Lack of alignment between startup founders and investors
The human business of startups includes defining and aligning values and strategies. The more aligned founders and investors are, the more likely the pairing(s) will find long-term success. In the case of company ArsDigita, conflict between him and other company leaders led to difficulties in key decision-making.
And in the case of NewsTilt’s founders, they ended up building a product that they weren’t actually interested in, “I think it’s fair to say we didn’t really care about journalism. We started by building a commenting product which came from my desire for the perfect commenting system for my blog…This led to designing the best damn commenting system ever, which led to figuring out an ideal customer: newspapers… But we didn’t really care about journalism, and weren’t even avid news readers…And how could we build a product that we were only interested in from a business perspective.”
Music startups have a particularly difficult time staying clear of legal battles and Turntable.fm discovered that the hard way. “Ultimately, I didn’t heed the lessons of so many failed music startups. It’s an incredibly expensive venture to pursue and a hard industry to work with. We spent more than a quarter of our cash on lawyers, royalties and services related to supporting music. It’s restrictive. We had to shut down our growth because we couldn’t launch internationally.”
Beat by the competition
Sidecar was a successful ridesharing startup that had succeeded in raising $35M but was forced out by Uber in 2016. “In short, we were forced to shut down operations and sell. We were unable to compete against Uber, a company that raised more capital than any other in history and is infamous for its anti-competitive behavior. The legacy of Sidecar is that we out-innovated Uber but still failed to win the market. We failed – for the most part – because Uber is willing to win at any cost and they have practically limitless capital to do it.”

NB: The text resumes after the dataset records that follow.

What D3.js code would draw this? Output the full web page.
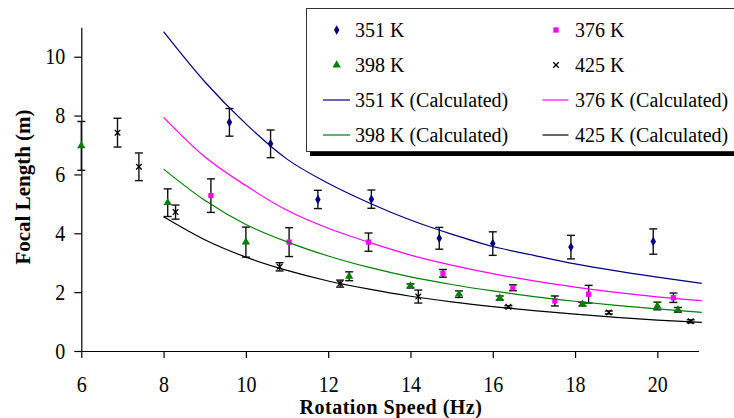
<!DOCTYPE html>
<html>
<head>
<meta charset="utf-8">
<script src="https://cdn.jsdelivr.net/npm/d3@7"></script>
<style>
  html, body { margin: 0; padding: 0; background: #fff; }
  svg { display: block; }
</style>
</head>
<body>
<svg id="chart" width="734" height="418"></svg>
<script>
// Measured focal length vs. rotation speed, one series per temperature
const x351 = [9.6, 10.6, 11.75, 13.05, 14.7, 16.0, 17.9, 19.9];
const y351 = [7.77, 7.04, 5.15, 5.16, 3.83, 3.65, 3.53, 3.72];
const e351 = [0.47, 0.47, 0.31, 0.31, 0.37, 0.40, 0.40, 0.43];

const x376 = [9.15, 11.05, 12.98, 14.79, 16.49, 17.51, 18.33, 20.39];
const y376 = [5.28, 3.70, 3.70, 2.64, 2.15, 1.70, 1.93, 1.81];
const e376 = [0.57, 0.49, 0.31, 0.13, 0.10, 0.17, 0.30, 0.16];

const x398 = [6.0, 8.1, 10.0, 12.51, 14.0, 15.18, 16.17, 18.18, 20.0, 20.5];
const y398 = [6.97, 5.04, 3.70, 2.54, 2.21, 1.93, 1.80, 1.59, 1.53, 1.40];
const e398 = [0.83, 0.47, 0.51, 0.15, 0.07, 0.11, 0.07, 0.06, 0.13, 0.08];

const x425 = [6.88, 7.40, 8.29, 10.82, 12.29, 14.19, 16.38, 18.82, 20.81];
const y425 = [7.42, 6.26, 4.72, 2.86, 2.29, 1.85, 1.50, 1.31, 1.01];
const e425 = [0.49, 0.47, 0.24, 0.14, 0.12, 0.22, 0.04, 0.05, 0.05];

// Calculated focal length curves
const xCalc = [8, 9, 10, 11, 12, 13, 14, 15, 16, 17, 18, 19, 20, 21.08];
const c351 = [10.85, 9.15, 7.72, 6.52, 5.70, 5.03, 4.45, 3.97, 3.55, 3.25, 2.96, 2.72, 2.51, 2.30];
const c376 = [7.94, 6.60, 5.62, 4.78, 4.17, 3.69, 3.26, 2.92, 2.63, 2.38, 2.17, 1.99, 1.84, 1.71];
const c398 = [6.18, 5.12, 4.30, 3.71, 3.23, 2.84, 2.52, 2.26, 2.04, 1.85, 1.69, 1.55, 1.43, 1.31];
const c425 = [4.56, 3.78, 3.19, 2.74, 2.38, 2.10, 1.86, 1.67, 1.51, 1.37, 1.25, 1.14, 1.05, 0.97];

const xTicks = [6, 8, 10, 12, 14, 16, 18, 20];
const yTicks = [0, 2, 4, 6, 8, 10];

const seriesNames = ["351 K", "376 K", "398 K", "425 K"];
const seriesColors = ["#000080", "#ff00ff", "#008000", "#000000"];
const seriesSymbols = [d3.symbolDiamond, d3.symbolSquare, d3.symbolTriangle, d3.symbolX];
const symbolSize = [26, 28, 30, 22];

const FONT = "'Liberation Serif', 'Times New Roman', Times, serif";

const svg = d3.select("#chart");
const x = d3.scaleLinear().domain([6, 21]).range([81.3, 698.5]);
const y = d3.scaleLinear().domain([0, 11]).range([351, 27.3]);

// Axes (tick labels are drawn slightly tall, like the typeface of the original figure)
const xAxis = svg.append("g").attr("transform", `translate(0,${y(0)})`)
  .call(d3.axisBottom(x).tickValues(xTicks).tickSize(7).tickSizeOuter(0));
const yAxis = svg.append("g").attr("transform", `translate(${x(6)},0)`)
  .call(d3.axisLeft(y).tickValues(yTicks).tickSize(7).tickSizeOuter(0));
[xAxis, yAxis].forEach(a => {
  a.attr("font-family", FONT).attr("font-size", 20);
  a.select(".domain").attr("stroke", "#000").attr("stroke-width", 1.2);
  a.selectAll(".tick line").attr("stroke", "#000").attr("stroke-width", 1.2);
  a.selectAll(".tick text").attr("fill", "#000");
});
xAxis.selectAll(".tick text")
  .attr("y", null).attr("dy", null)
  .attr("transform", "translate(0,40.5) scale(1,1.12)");
yAxis.selectAll(".tick text")
  .attr("x", null).attr("dy", null)
  .attr("transform", "translate(-16,7) scale(1,1.12)");

// Axis titles
svg.append("text").attr("x", 391).attr("y", 413.5).attr("text-anchor", "middle")
  .attr("font-family", FONT).attr("font-size", 20).attr("font-weight", "bold")
  .attr("letter-spacing", 0.5)
  .text("Rotation Speed (Hz)");
svg.append("text").attr("transform", "translate(30,187) rotate(-90)").attr("text-anchor", "middle")
  .attr("font-family", FONT).attr("font-size", 21).attr("font-weight", "bold")
  .text("Focal Length (m)");

// Measured points with error bars
const measured = [
  { xs: x351, ys: y351, es: e351 },
  { xs: x376, ys: y376, es: e376 },
  { xs: x398, ys: y398, es: e398 },
  { xs: x425, ys: y425, es: e425 }
];

function drawSymbol(sel, i) {
  const sym = d3.symbol().type(seriesSymbols[i]).size(symbolSize[i]);
  sel.attr("d", sym);
  if (i === 3) {
    sel.attr("fill", "none").attr("stroke", seriesColors[i]).attr("stroke-width", 1.3);
  } else {
    sel.attr("fill", seriesColors[i]);
  }
}

measured.forEach((s, i) => {
  const pts = s.xs.map((xv, k) => ({ x: xv, y: s.ys[k], e: s.es[k] }));
  const g = svg.append("g");
  const eb = g.selectAll("g.eb").data(pts).join("g").attr("class", "eb");
  eb.append("line")
    .attr("x1", d => x(d.x)).attr("x2", d => x(d.x))
    .attr("y1", d => y(d.y - d.e)).attr("y2", d => y(d.y + d.e))
    .attr("stroke", "#111").attr("stroke-width", 1.4);
  [1, -1].forEach(sg => {
    eb.append("line")
      .attr("x1", d => x(d.x) - 4).attr("x2", d => x(d.x) + 4)
      .attr("y1", d => y(d.y + sg * d.e)).attr("y2", d => y(d.y + sg * d.e))
      .attr("stroke", "#111").attr("stroke-width", 1.4);
  });
  g.selectAll("path.pt").data(pts).join("path").attr("class", "pt")
    .attr("transform", d => `translate(${x(d.x)},${y(d.y)})`)
    .call(drawSymbol, i);
});

// Calculated curves
const line = d3.line().x(d => x(d[0])).y(d => y(d[1])).curve(d3.curveMonotoneX);
[c351, c376, c398, c425].forEach((c, i) => {
  svg.append("path").datum(xCalc.map((xv, k) => [xv, c[k]]))
    .attr("d", line).attr("fill", "none")
    .attr("stroke", seriesColors[i]).attr("stroke-width", 1.2);
});

// Legend
const lg = svg.append("g").attr("font-family", FONT).attr("font-size", 20);
lg.append("rect").attr("x", 310).attr("y", 12).attr("width", 440).attr("height", 144).attr("fill", "#000");
lg.append("rect").attr("x", 306.5).attr("y", 8.5).attr("width", 440).attr("height", 143)
  .attr("fill", "#fff").attr("stroke", "#333").attr("stroke-width", 1);

const colX = [336.7, 556];
const lineX = [[323, 350], [542.5, 568.5]];
const textX = [355, 575];
const rowY = [30, 65, 100, 135];

seriesNames.forEach((name, i) => {
  const col = i % 2, row = Math.floor(i / 2);
  lg.append("path")
    .attr("transform", `translate(${colX[col]},${rowY[row]})`)
    .call(drawSymbol, i);
  lg.append("text").attr("x", textX[col]).attr("y", rowY[row] + 7).attr("fill", "#000").text(name);
});
seriesNames.forEach((name, i) => {
  const col = i % 2, row = 2 + Math.floor(i / 2);
  lg.append("line").attr("x1", lineX[col][0]).attr("x2", lineX[col][1])
    .attr("y1", rowY[row]).attr("y2", rowY[row])
    .attr("stroke", seriesColors[i]).attr("stroke-width", 1.2);
  lg.append("text").attr("x", textX[col]).attr("y", rowY[row] + 7).attr("fill", "#000")
    .text(name + " (Calculated)");
});
</script>
</body>
</html>
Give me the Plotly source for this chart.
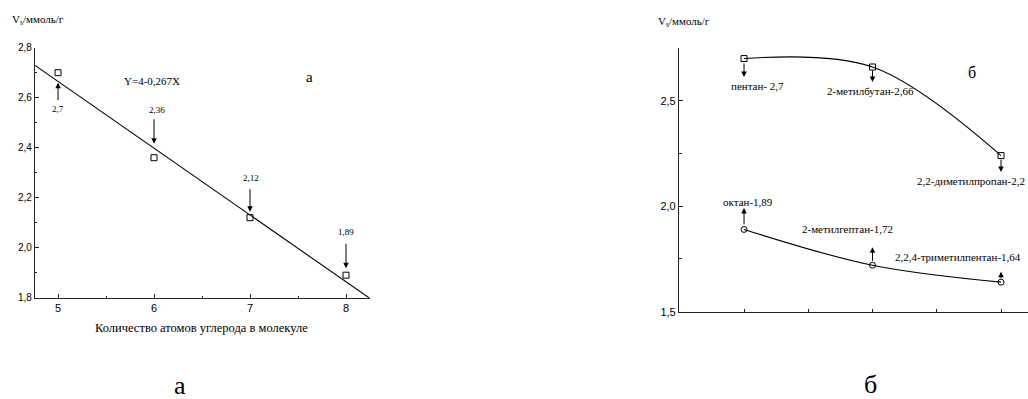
import plotly.graph_objects as go

# ---- data: panel a ----
carbon_atoms = [5, 6, 7, 8]
vs_a = [2.70, 2.36, 2.12, 1.89]
vs_a_labels = ["2,7", "2,36", "2,12", "1,89"]
fit_x = [4.76, 8.25]
fit_y = [2.729, 1.797]
fit_text = "Y=4-0,267X"

# ---- data: panel б ----
pos_b = [1, 2, 3]
vs_c5 = [2.70, 2.66, 2.24]
c5_labels = ["пентан- 2,7", "2-метилбутан-2,66", "2,2-диметилпропан-2,2"]
vs_c8 = [1.89, 1.72, 1.64]
c8_labels = ["октан-1,89", "2-метилгептан-1,72", "2,2,4-триметилпентан-1,64"]

SERIF = "Liberation Serif, DejaVu Serif, serif"
SANS = "Liberation Sans"
BLK = "#000000"
AX = "#222222"

fig = go.Figure()

fig.add_trace(go.Scatter(x=carbon_atoms, y=vs_a, mode="markers",
                         marker=dict(symbol="square-open", size=6, color=BLK, line=dict(width=1)),
                         xaxis="x", yaxis="y", showlegend=False))
fig.add_trace(go.Scatter(x=fit_x, y=fit_y, mode="lines",
                         line=dict(color=BLK, width=1.1),
                         xaxis="x", yaxis="y", showlegend=False))

fig.add_trace(go.Scatter(x=pos_b, y=vs_c5, mode="lines+markers",
                         line=dict(color=BLK, width=1.1, shape="spline", smoothing=1.0),
                         marker=dict(symbol="square-open", size=6, color=BLK, line=dict(width=1)),
                         xaxis="x2", yaxis="y2", showlegend=False))
fig.add_trace(go.Scatter(x=pos_b, y=vs_c8, mode="lines+markers",
                         line=dict(color=BLK, width=1.1, shape="spline", smoothing=1.0),
                         marker=dict(symbol="circle-open", size=6, color=BLK, line=dict(width=1)),
                         xaxis="x2", yaxis="y2", showlegend=False))

ann = []

def arrow(xref, yref, x, y, head_shift, tail_len):
    # head_shift: pixels from point to arrow head (+ up); tail_len: pixels of tail relative to head (+ down)
    ann.append(dict(xref=xref, yref=yref, x=x, y=y, yshift=head_shift, text="",
                    showarrow=True, ax=0, ay=tail_len, arrowhead=2, arrowsize=1.1,
                    arrowwidth=1, arrowcolor=BLK, standoff=0, startstandoff=0))

def label(xref, yref, x, y, text, xs, ys, size):
    ann.append(dict(xref=xref, yref=yref, x=x, y=y, xshift=xs, yshift=ys, text=text,
                    showarrow=False, xanchor="center", yanchor="middle",
                    font=dict(family=SERIF, size=size, color=BLK)))

# panel a arrows / labels
arrow("x", "y", carbon_atoms[0], vs_a[0], -10, 19)
label("x", "y", carbon_atoms[0], vs_a[0], vs_a_labels[0], 0, -36, 9)
arrow("x", "y", carbon_atoms[1], vs_a[1], 14, -26)
label("x", "y", carbon_atoms[1], vs_a[1], vs_a_labels[1], 3, 48, 9)
arrow("x", "y", carbon_atoms[2], vs_a[2], 6, -24)
label("x", "y", carbon_atoms[2], vs_a[2], vs_a_labels[2], 1, 40, 9)
arrow("x", "y", carbon_atoms[3], vs_a[3], 7, -26)
label("x", "y", carbon_atoms[3], vs_a[3], vs_a_labels[3], 0, 43, 9)

# panel б arrows / labels (upper)
arrow("x2", "y2", pos_b[0], vs_c5[0], -18.5, -15)
label("x2", "y2", pos_b[0], vs_c5[0], c5_labels[0], 13.5, -27.5, 11)
arrow("x2", "y2", pos_b[1], vs_c5[1], -15, -13)
label("x2", "y2", pos_b[1], vs_c5[1], c5_labels[1], -2, -24.5, 11)
arrow("x2", "y2", pos_b[2], vs_c5[2], -16.5, -14)
label("x2", "y2", pos_b[2], vs_c5[2], c5_labels[2], -30, -25, 11)
# lower
arrow("x2", "y2", pos_b[0], vs_c8[0], 21.5, 18)
label("x2", "y2", pos_b[0], vs_c8[0], c8_labels[0], 4, 27, 11)
arrow("x2", "y2", pos_b[1], vs_c8[1], 18, 15)
label("x2", "y2", pos_b[1], vs_c8[1], c8_labels[1], -25, 36, 11)
arrow("x2", "y2", pos_b[2], vs_c8[2], 10.5, 8)
label("x2", "y2", pos_b[2], vs_c8[2], c8_labels[2], -43, 25.5, 11)

# free texts
def free(x, y, text, size, anchor="center"):
    ann.append(dict(xref="paper", yref="paper", x=x/1028, y=1-y/399, text=text, showarrow=False,
                    xanchor=anchor, yanchor="middle", font=dict(family=SERIF, size=size, color=BLK)))

free(152, 81, fit_text, 11)
free(309, 77, "а", 15)
free(972, 72, "б", 16)
free(10, 20, "V<sub>s</sub>/ммоль/г", 11, "left")
free(656, 22, "V<sub>s</sub>/ммоль/г", 11, "left")
free(201, 328, "Количество атомов углерода в молекуле", 12.5)
free(180, 385, "а", 26)
free(870, 384, "б", 26)

base = dict(showline=True, linecolor=AX, linewidth=1.2, ticks="inside",
            tickcolor=AX, tickwidth=1, showgrid=False, zeroline=False, automargin=False)

fig.update_layout(
    width=1028, height=399, margin=dict(l=0, r=0, t=0, b=0, autoexpand=False),
    paper_bgcolor="white", plot_bgcolor="white", separators=", ",
    xaxis=dict(domain=[35/1028, 370/1028], range=[4.76, 8.25], anchor="y",
               tickvals=carbon_atoms, ticklen=4,
               minor=dict(dtick=0.5, tick0=5, ticks="inside", ticklen=2, tickcolor=AX),
               tickfont=dict(family=SANS, size=11, color=BLK), **base),
    yaxis=dict(domain=[1-297.7/399, 1-47.7/399], range=[1.8, 2.8], anchor="x",
               dtick=0.2, tick0=1.8, tickformat=".1f", ticklen=4,
               minor=dict(dtick=0.1, ticks="inside", ticklen=2, tickcolor=AX),
               tickfont=dict(family=SANS, size=10, color=BLK), **base),
    xaxis2=dict(domain=[679/1028, 1.0], range=[0.494, 3.21], anchor="y2",
                dtick=0.5, tick0=1, ticklen=3, showticklabels=False, **base),
    yaxis2=dict(domain=[1-311.7/399, 1-48/399], range=[1.5, 2.75], anchor="x2",
                dtick=0.5, tick0=1.5, tickformat=".1f", ticklen=4,
                minor=dict(dtick=0.25, ticks="inside", ticklen=3, tickcolor=AX),
                tickfont=dict(family=SANS, size=11, color=BLK), **base),
    annotations=ann,
)

fig.write_html("out.html", config={"displayModeBar": False},
               post_script="document.body.style.margin='0px';document.body.style.overflow='hidden';")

There’s a mindset in startup culture that fuels the idea that in order to succeed, you must put in the famed 80-hour startup workweek. As entrepreneur Bernie Klinder told Forbes magazine, “There is never enough time in the day to get everything done. Every employee is doing the job of multiple people and have to do more every day.” Burnout is a very real issue in such high-pressure circumstances where the success or failure of all your work is so precariously balanced. As former CEO of Zenefits, Parker Conrad commented, “I think people are unprepared for how hard and awful it is going to be to start a company. I certainly was.”
Startups fail for a number of reasons, but, as you read above, the key issues are inventing a product that has no market relevance and money problems. Beyond those two main issues, a myriad of other issues can appear such as legal issues, losing to an aggressive competitor, suffering from burnout, and failing to find alignment between founders and investors.
With so much noise out there about startup failures and the next big thing, Jules Pieri, co-founder and CEO of The Gromnet gives this advice to startups: “Ignore the hype you see about startups in the press. It’s usually a pack of lies and half of them will be dead in a year. Focus on building your business so you can be the one left standing.”